> [Problem]
Please retype the data in full and exactly; the pictures are not part of the copy.

> [Data for the task]

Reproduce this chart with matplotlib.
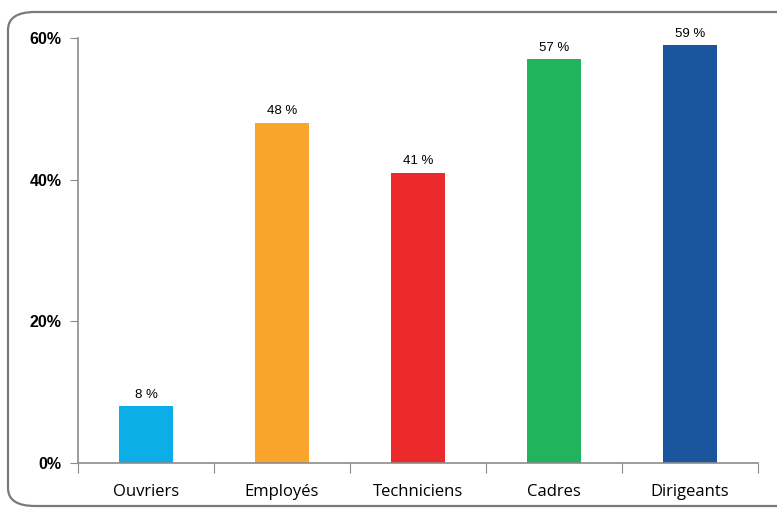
import matplotlib
matplotlib.use("Agg")
import matplotlib.pyplot as plt
from matplotlib.patches import FancyBboxPatch
from matplotlib.ticker import FuncFormatter

categories = ["Ouvriers", "Employés", "Techniciens", "Cadres", "Dirigeants"]
values = [8, 48, 41, 57, 59]
colors = ["#0BAEE6", "#F9A42A", "#EC2A2B", "#22B45C", "#1A559E"]
yticks = [0, 20, 40, 60]

_AXIS = "#8c8c8c"

fig = plt.figure(figsize=(7.77, 5.08), dpi=100)
fig.patch.set_facecolor("white")

# rounded frame around the chart (runs off the right edge like the source)
frame = FancyBboxPatch((8 / 777, 2 / 508), 800 / 777, 494 / 508,
                       boxstyle="round,pad=0,rounding_size=0.035",
                       transform=fig.transFigure, facecolor="none",
                       edgecolor="#7a7a7a", linewidth=1.6, clip_on=False)
fig.patches.append(frame)

ax = fig.add_axes([78 / 777, 45 / 508, 680 / 777, 425 / 508])
x = list(range(len(categories)))
bars = ax.bar(x, values, width=0.4, color=colors)

ax.set_xlim(-0.5, len(categories) - 0.5)
ax.set_ylim(0, 60)
ax.set_yticks(yticks)
ax.yaxis.set_major_formatter(FuncFormatter(lambda v, _: f"{v:.0f}%"))
for lbl in ax.get_yticklabels():
    lbl.set_fontfamily("Liberation Sans")
    lbl.set_fontweight("bold")
    lbl.set_fontsize(11.5)

ax.set_xticks([i - 0.5 for i in range(len(categories) + 1)])
ax.set_xticklabels([])
ax.set_xticks(x, minor=True)
ax.set_xticklabels(categories, minor=True, fontsize=12, family="Open Sans")
ax.tick_params(axis="x", which="minor", length=0, pad=15)
ax.tick_params(axis="x", which="major", length=7, color=_AXIS, direction="out")
ax.tick_params(axis="y", length=6, color=_AXIS, pad=6)

for side in ("top", "right"):
    ax.spines[side].set_visible(False)
for side in ("left", "bottom"):
    ax.spines[side].set_color(_AXIS)
    ax.spines[side].set_linewidth(1.2)

for b, v in zip(bars, values):
    ax.annotate(f"{v} %", (b.get_x() + b.get_width() / 2, v),
                xytext=(0, 4), textcoords="offset points",
                ha="center", va="bottom", fontsize=9.5,
                family="Liberation Sans")

fig.savefig("out.png", dpi=100)
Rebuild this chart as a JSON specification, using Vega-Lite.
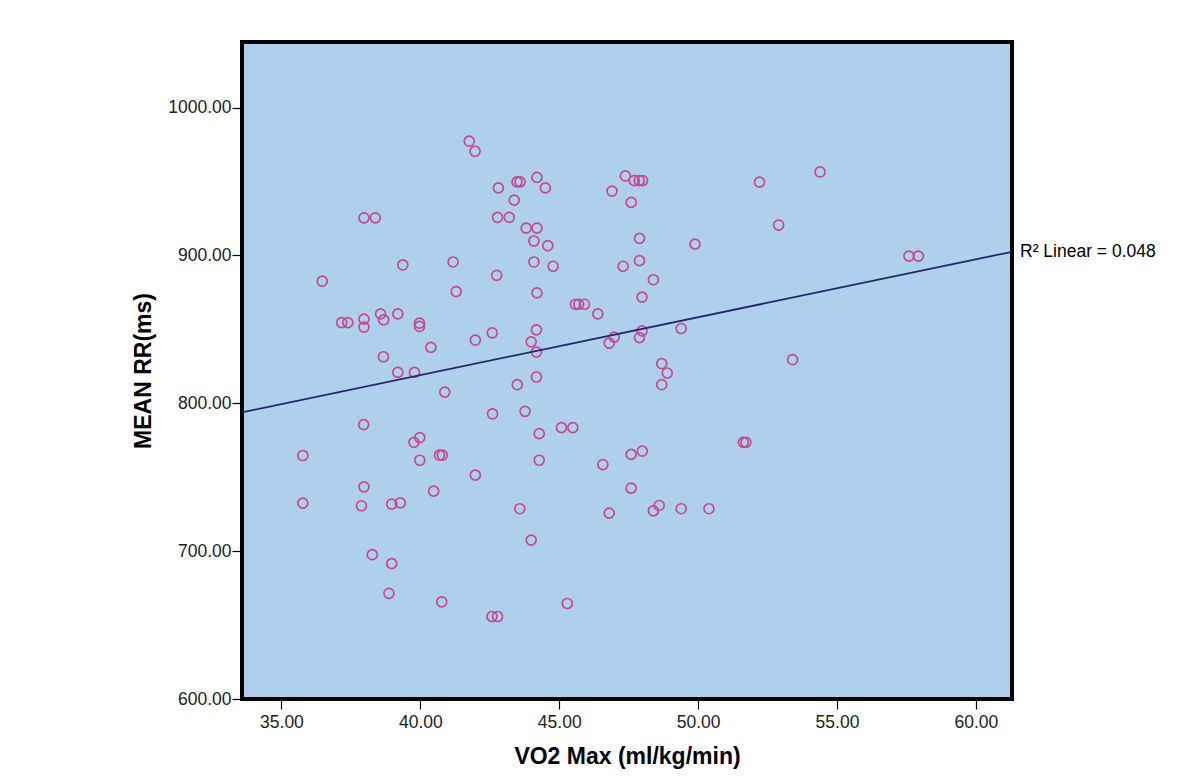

> [Right answer]
Reproduce this chart with matplotlib.
import matplotlib
matplotlib.use("Agg")
import matplotlib.pyplot as plt
from matplotlib.patches import FancyBboxPatch
from matplotlib.ticker import FuncFormatter

categories = ["Ouvriers", "Employés", "Techniciens", "Cadres", "Dirigeants"]
values = [8, 48, 41, 57, 59]
colors = ["#0BAEE6", "#F9A42A", "#EC2A2B", "#22B45C", "#1A559E"]
yticks = [0, 20, 40, 60]

_AXIS = "#8c8c8c"

fig = plt.figure(figsize=(7.77, 5.08), dpi=100)
fig.patch.set_facecolor("white")

# rounded frame around the chart (runs off the right edge like the source)
frame = FancyBboxPatch((8 / 777, 2 / 508), 800 / 777, 494 / 508,
                       boxstyle="round,pad=0,rounding_size=0.035",
                       transform=fig.transFigure, facecolor="none",
                       edgecolor="#7a7a7a", linewidth=1.6, clip_on=False)
fig.patches.append(frame)

ax = fig.add_axes([78 / 777, 45 / 508, 680 / 777, 425 / 508])
x = list(range(len(categories)))
bars = ax.bar(x, values, width=0.4, color=colors)

ax.set_xlim(-0.5, len(categories) - 0.5)
ax.set_ylim(0, 60)
ax.set_yticks(yticks)
ax.yaxis.set_major_formatter(FuncFormatter(lambda v, _: f"{v:.0f}%"))
for lbl in ax.get_yticklabels():
    lbl.set_fontfamily("Liberation Sans")
    lbl.set_fontweight("bold")
    lbl.set_fontsize(11.5)

ax.set_xticks([i - 0.5 for i in range(len(categories) + 1)])
ax.set_xticklabels([])
ax.set_xticks(x, minor=True)
ax.set_xticklabels(categories, minor=True, fontsize=12, family="Open Sans")
ax.tick_params(axis="x", which="minor", length=0, pad=15)
ax.tick_params(axis="x", which="major", length=7, color=_AXIS, direction="out")
ax.tick_params(axis="y", length=6, color=_AXIS, pad=6)

for side in ("top", "right"):
    ax.spines[side].set_visible(False)
for side in ("left", "bottom"):
    ax.spines[side].set_color(_AXIS)
    ax.spines[side].set_linewidth(1.2)

for b, v in zip(bars, values):
    ax.annotate(f"{v} %", (b.get_x() + b.get_width() / 2, v),
                xytext=(0, 4), textcoords="offset points",
                ha="center", va="bottom", fontsize=9.5,
                family="Liberation Sans")

fig.savefig("out.png", dpi=100)
Rebuild this chart as a JSON specification, using Vega-Lite.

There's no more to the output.